>> Start Available data
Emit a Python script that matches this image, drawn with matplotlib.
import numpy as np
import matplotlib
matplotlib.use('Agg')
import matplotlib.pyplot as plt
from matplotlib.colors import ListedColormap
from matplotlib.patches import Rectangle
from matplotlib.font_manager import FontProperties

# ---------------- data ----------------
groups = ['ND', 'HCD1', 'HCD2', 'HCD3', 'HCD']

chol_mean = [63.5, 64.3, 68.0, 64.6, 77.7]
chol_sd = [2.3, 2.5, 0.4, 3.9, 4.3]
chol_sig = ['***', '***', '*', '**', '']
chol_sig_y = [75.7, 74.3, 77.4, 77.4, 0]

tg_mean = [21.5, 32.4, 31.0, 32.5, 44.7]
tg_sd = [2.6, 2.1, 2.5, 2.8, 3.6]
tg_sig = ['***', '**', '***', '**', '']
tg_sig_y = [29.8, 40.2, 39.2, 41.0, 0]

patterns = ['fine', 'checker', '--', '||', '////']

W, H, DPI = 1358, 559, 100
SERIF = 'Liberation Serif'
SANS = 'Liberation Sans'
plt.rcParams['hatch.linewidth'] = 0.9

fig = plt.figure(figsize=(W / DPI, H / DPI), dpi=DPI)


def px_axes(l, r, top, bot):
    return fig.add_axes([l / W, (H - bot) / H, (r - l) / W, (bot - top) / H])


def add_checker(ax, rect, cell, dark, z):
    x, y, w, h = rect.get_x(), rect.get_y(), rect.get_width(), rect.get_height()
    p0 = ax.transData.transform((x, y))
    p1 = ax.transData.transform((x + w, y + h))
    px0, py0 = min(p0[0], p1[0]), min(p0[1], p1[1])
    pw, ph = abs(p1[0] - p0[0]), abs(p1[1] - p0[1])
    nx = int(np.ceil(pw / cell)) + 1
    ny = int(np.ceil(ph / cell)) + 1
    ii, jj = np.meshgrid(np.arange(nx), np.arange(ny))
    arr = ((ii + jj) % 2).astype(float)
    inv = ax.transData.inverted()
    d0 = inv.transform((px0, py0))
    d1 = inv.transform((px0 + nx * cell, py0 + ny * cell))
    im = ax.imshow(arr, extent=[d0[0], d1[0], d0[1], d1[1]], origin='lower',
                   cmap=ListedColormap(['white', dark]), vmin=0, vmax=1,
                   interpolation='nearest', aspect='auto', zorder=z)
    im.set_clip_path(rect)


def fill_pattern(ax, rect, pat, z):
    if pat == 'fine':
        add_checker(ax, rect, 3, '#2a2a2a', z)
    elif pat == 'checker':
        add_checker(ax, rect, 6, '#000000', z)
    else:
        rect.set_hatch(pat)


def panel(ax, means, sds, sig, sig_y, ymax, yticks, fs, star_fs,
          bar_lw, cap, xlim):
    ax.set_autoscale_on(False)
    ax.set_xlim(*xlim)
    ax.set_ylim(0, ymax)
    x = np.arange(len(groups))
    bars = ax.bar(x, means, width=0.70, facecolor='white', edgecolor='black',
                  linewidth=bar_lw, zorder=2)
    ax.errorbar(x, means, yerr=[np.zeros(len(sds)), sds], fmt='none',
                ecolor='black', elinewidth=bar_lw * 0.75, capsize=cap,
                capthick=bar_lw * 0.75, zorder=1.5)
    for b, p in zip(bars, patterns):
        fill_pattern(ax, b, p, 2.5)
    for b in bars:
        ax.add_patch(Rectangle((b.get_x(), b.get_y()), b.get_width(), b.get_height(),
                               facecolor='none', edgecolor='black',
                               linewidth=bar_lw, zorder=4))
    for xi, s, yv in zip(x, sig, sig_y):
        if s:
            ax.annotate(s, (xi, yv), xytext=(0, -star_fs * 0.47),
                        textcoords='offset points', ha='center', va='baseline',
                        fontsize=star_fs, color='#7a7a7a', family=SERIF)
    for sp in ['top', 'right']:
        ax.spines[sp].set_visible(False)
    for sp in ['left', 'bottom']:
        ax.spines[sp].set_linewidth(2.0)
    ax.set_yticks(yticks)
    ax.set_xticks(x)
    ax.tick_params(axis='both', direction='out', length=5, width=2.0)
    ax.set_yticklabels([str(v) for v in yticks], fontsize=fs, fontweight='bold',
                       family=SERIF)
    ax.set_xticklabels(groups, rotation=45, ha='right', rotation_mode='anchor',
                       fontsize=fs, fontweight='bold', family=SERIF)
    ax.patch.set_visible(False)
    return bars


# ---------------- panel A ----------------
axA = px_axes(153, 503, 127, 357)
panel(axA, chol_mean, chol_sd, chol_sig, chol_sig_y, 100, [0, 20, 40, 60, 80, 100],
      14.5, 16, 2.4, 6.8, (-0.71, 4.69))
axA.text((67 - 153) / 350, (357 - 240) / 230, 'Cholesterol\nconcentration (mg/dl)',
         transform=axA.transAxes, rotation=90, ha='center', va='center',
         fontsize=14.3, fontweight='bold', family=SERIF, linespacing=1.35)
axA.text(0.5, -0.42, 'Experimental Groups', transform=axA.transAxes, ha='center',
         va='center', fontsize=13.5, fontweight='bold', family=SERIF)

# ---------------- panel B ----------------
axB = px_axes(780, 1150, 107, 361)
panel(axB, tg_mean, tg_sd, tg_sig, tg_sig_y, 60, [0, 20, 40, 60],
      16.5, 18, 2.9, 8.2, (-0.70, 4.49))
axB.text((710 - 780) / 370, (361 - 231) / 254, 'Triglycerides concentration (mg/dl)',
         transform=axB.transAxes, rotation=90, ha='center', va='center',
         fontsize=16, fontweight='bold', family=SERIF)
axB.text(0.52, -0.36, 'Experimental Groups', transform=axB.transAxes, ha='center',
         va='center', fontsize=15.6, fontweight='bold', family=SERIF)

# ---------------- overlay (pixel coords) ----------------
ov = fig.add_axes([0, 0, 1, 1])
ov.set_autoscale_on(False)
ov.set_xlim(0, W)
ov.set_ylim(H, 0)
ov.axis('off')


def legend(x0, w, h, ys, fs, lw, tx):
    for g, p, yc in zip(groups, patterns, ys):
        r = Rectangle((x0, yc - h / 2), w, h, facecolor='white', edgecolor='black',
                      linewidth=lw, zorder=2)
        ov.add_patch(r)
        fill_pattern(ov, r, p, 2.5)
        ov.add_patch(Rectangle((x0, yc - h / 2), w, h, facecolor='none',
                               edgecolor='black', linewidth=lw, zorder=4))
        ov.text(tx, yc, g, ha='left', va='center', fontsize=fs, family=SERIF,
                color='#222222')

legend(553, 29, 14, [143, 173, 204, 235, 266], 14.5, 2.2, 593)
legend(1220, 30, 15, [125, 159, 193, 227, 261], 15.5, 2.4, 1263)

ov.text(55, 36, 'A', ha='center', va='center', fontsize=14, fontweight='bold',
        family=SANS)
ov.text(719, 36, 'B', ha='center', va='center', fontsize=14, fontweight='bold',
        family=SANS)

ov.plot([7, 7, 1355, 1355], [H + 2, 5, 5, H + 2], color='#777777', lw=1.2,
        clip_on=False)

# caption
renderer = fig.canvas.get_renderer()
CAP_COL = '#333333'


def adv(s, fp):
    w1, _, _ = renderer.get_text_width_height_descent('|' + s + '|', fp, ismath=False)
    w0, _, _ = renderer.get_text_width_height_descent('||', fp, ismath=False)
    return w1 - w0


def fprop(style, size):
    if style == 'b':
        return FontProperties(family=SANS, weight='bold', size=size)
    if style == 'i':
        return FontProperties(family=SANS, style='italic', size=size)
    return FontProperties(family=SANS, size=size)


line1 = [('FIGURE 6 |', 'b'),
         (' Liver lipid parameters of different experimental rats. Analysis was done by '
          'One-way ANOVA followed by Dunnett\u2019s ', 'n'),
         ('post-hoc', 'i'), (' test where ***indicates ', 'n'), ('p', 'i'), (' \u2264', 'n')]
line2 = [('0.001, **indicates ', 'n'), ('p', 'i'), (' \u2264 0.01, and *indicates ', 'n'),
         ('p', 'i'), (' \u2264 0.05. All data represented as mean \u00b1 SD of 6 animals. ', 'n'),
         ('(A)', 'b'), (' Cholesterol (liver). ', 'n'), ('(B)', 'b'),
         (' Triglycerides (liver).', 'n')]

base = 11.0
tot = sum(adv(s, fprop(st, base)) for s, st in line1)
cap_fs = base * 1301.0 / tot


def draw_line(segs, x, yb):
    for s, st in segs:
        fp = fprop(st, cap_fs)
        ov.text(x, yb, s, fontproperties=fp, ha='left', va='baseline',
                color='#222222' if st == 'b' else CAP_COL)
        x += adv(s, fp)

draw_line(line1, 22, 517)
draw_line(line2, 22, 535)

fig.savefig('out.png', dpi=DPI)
>> End Available data
>> Start Available data
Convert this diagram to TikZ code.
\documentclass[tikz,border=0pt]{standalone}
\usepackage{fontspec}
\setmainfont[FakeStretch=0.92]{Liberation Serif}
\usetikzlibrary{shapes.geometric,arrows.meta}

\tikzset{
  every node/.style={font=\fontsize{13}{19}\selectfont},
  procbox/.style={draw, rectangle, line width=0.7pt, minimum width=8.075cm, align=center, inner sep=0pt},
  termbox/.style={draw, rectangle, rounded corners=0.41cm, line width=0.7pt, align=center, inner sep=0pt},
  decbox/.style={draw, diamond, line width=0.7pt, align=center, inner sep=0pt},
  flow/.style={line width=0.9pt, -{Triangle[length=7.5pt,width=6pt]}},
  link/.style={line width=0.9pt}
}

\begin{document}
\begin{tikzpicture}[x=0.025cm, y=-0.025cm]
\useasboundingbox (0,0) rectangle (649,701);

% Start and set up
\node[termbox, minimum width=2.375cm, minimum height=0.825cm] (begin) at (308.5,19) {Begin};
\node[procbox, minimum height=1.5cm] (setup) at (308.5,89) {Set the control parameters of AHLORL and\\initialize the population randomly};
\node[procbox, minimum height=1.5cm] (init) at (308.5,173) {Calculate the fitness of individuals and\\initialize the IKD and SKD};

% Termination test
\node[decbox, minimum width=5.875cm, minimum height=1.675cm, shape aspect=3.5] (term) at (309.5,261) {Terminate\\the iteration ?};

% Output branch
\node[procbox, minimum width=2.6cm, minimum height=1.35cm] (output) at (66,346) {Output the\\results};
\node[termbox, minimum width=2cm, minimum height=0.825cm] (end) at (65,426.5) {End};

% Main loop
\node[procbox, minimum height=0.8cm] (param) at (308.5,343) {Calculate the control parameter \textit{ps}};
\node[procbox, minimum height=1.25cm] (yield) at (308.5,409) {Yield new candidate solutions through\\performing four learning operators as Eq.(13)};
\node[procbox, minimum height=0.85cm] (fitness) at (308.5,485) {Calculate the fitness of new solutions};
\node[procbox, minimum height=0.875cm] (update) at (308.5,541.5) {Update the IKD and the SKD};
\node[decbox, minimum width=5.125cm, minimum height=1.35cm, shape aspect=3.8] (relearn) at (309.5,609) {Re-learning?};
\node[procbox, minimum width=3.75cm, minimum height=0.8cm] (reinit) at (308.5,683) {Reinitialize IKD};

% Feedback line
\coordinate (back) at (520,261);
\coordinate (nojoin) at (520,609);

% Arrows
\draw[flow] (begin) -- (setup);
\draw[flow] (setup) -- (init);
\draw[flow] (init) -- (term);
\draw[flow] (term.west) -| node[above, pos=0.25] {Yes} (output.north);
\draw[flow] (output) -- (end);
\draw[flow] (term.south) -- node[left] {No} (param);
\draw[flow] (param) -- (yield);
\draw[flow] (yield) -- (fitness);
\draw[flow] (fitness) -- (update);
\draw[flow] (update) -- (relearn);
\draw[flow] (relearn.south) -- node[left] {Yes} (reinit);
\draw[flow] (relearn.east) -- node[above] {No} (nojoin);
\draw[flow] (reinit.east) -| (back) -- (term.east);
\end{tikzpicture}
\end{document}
>> End Available data
>> Start Available data
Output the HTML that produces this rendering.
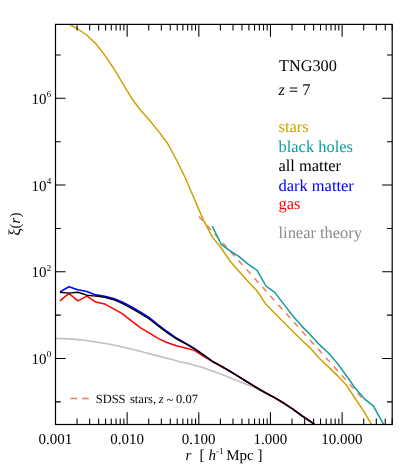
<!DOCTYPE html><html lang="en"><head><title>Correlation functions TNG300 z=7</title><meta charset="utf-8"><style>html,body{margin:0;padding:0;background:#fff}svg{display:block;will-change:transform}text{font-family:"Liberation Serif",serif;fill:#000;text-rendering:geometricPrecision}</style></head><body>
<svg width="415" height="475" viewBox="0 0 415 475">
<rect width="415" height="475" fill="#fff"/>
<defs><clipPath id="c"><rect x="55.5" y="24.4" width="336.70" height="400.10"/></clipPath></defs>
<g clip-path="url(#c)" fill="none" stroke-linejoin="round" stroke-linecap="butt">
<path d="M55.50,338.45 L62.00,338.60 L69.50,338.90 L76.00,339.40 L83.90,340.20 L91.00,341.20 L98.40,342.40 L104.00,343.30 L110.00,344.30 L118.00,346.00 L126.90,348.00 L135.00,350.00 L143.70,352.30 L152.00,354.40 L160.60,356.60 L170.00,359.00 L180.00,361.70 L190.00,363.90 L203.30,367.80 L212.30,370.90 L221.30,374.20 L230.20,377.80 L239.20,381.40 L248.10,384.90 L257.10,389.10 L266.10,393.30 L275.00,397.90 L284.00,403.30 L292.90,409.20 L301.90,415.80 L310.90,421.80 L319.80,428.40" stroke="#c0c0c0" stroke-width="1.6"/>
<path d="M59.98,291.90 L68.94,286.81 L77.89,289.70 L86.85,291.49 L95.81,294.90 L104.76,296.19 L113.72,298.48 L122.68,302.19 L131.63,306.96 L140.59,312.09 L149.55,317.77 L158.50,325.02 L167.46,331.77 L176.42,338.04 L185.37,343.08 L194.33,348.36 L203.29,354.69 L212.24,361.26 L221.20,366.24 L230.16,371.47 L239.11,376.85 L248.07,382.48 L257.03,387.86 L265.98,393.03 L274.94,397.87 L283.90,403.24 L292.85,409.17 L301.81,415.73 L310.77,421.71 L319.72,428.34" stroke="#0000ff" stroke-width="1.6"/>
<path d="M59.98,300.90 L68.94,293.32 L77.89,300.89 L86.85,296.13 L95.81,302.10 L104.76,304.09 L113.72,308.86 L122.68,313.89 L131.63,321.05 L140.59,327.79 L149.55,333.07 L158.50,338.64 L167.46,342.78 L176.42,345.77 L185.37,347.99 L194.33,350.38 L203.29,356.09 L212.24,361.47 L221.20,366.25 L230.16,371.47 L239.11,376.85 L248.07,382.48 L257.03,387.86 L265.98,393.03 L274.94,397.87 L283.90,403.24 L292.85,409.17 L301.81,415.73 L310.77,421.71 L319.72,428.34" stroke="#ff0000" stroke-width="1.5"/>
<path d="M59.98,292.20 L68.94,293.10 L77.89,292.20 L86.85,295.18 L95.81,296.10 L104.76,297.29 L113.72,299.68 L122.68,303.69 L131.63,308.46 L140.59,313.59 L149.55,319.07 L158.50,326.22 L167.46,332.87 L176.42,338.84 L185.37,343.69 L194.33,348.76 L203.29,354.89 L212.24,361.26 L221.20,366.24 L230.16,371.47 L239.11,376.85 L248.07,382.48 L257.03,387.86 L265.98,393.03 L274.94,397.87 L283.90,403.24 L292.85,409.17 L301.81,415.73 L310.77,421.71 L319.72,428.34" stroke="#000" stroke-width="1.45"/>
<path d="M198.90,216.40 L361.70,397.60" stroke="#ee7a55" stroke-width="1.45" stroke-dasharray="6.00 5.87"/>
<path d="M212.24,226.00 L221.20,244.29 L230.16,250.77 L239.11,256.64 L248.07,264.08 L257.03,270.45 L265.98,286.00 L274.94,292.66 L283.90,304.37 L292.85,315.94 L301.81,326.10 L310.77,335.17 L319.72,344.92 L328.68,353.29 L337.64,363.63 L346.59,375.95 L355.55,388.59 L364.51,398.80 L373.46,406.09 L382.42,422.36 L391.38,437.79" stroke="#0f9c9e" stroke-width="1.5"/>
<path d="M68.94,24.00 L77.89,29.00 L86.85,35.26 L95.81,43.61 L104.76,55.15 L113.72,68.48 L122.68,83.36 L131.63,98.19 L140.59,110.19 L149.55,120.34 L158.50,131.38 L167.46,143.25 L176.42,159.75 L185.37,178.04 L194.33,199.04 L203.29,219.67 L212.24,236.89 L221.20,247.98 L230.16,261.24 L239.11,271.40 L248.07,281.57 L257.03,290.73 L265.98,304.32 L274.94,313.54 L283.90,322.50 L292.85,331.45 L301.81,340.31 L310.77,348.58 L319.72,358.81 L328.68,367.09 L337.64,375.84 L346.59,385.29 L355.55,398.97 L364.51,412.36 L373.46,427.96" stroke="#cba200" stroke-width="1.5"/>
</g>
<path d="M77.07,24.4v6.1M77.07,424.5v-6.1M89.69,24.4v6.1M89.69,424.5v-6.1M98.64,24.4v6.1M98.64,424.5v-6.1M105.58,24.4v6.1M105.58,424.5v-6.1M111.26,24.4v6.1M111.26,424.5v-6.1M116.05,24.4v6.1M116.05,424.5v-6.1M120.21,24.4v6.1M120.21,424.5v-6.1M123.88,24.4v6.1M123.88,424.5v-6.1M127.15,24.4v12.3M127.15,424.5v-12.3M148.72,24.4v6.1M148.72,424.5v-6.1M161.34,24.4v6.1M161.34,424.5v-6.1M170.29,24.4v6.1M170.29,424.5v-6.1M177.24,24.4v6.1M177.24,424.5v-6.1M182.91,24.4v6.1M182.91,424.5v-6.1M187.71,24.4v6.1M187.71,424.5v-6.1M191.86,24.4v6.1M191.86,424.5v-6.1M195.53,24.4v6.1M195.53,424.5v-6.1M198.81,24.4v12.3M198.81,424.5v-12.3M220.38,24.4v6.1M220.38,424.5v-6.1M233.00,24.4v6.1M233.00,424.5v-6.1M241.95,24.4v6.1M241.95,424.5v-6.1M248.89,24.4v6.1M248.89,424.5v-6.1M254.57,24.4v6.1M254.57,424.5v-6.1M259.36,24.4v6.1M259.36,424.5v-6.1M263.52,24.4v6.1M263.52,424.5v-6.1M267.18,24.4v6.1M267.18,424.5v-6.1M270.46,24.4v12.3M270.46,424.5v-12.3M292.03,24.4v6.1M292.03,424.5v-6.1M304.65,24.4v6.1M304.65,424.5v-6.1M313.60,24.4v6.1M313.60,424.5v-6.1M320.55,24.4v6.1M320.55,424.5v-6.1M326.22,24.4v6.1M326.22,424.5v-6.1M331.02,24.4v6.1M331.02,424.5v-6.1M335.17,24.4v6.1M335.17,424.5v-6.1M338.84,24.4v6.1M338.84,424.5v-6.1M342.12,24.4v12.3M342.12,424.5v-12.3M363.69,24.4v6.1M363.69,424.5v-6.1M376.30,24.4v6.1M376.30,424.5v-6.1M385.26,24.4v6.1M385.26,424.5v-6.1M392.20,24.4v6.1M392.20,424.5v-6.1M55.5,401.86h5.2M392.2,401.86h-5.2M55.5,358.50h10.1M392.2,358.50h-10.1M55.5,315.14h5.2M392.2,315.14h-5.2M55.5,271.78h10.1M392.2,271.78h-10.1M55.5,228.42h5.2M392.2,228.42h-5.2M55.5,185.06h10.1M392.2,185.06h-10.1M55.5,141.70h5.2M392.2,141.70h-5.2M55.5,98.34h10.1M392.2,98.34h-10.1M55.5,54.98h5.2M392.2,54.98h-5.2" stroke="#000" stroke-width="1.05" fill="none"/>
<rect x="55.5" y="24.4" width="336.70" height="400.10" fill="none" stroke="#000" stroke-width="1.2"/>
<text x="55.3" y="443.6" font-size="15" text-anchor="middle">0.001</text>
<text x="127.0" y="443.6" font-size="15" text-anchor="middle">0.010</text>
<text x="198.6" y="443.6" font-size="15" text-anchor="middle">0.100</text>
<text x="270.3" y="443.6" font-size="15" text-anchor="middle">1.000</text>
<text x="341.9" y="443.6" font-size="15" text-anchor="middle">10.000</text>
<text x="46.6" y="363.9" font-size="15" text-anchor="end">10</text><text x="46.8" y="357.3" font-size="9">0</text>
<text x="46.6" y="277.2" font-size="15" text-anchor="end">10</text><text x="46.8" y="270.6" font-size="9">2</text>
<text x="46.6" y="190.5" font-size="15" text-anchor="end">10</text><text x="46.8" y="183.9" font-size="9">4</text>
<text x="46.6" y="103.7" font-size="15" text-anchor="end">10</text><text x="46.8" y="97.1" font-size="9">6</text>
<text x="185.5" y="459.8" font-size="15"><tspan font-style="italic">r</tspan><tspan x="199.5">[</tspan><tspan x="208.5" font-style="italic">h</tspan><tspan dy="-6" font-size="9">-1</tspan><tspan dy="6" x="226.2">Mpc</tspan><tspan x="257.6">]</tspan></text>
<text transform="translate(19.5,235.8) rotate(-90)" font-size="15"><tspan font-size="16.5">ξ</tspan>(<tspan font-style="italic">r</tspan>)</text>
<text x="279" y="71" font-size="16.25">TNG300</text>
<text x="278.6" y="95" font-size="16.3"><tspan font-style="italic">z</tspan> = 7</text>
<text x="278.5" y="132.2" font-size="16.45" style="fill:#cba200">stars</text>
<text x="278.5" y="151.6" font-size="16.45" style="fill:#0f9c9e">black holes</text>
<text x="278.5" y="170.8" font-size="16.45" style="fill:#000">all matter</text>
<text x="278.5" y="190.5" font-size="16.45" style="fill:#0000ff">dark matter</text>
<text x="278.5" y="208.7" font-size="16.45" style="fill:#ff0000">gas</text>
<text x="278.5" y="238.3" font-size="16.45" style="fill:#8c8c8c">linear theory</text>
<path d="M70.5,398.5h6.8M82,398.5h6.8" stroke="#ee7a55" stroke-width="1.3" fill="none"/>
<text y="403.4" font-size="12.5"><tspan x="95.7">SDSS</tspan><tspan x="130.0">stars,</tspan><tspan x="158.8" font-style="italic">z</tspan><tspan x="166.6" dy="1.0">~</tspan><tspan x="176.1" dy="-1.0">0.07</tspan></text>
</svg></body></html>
>> End Available data
Directions for this task: Find every line holding the word "rendering"; give their count and nothing else.

The response: 2